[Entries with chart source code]
--- Begin ---

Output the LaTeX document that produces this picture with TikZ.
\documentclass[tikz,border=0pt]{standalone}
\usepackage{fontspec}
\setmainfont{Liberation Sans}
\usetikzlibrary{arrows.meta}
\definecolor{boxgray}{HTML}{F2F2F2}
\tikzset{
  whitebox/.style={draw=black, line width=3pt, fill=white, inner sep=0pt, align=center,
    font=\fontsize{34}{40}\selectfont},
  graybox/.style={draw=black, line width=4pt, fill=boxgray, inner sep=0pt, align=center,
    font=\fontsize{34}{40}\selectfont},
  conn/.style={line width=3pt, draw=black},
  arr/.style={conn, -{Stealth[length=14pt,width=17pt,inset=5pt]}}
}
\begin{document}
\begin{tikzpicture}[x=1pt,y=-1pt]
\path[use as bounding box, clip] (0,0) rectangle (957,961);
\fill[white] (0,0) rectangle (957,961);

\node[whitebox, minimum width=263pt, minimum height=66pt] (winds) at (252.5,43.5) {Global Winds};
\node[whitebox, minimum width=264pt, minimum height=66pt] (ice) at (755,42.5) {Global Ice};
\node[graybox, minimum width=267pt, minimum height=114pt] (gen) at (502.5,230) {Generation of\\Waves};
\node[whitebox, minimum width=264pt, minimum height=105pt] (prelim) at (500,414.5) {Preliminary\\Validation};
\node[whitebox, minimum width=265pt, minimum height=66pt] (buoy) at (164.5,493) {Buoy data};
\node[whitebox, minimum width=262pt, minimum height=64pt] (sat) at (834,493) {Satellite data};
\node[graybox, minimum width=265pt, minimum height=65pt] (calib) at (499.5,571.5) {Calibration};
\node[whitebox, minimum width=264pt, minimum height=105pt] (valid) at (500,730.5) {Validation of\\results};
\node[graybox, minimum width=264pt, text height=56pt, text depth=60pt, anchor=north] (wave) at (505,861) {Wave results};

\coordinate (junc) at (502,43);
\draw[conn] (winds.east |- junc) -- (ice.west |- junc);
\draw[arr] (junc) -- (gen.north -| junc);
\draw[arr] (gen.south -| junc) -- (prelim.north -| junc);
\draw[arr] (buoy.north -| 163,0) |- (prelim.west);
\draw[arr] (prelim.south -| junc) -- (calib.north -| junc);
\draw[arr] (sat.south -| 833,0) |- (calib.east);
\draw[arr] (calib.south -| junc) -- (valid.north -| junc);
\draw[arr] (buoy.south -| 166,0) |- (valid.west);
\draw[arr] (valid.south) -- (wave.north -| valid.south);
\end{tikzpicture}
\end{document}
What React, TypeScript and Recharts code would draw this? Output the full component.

--- End ---

- WHAT THIS TASK INVOLVES
Look through the entries above and report each line where the string "Output" occurs.

- WRITTEN SOLUTION
Output the LaTeX document that produces this picture with TikZ.
What React, TypeScript and Recharts code would draw this? Output the full component.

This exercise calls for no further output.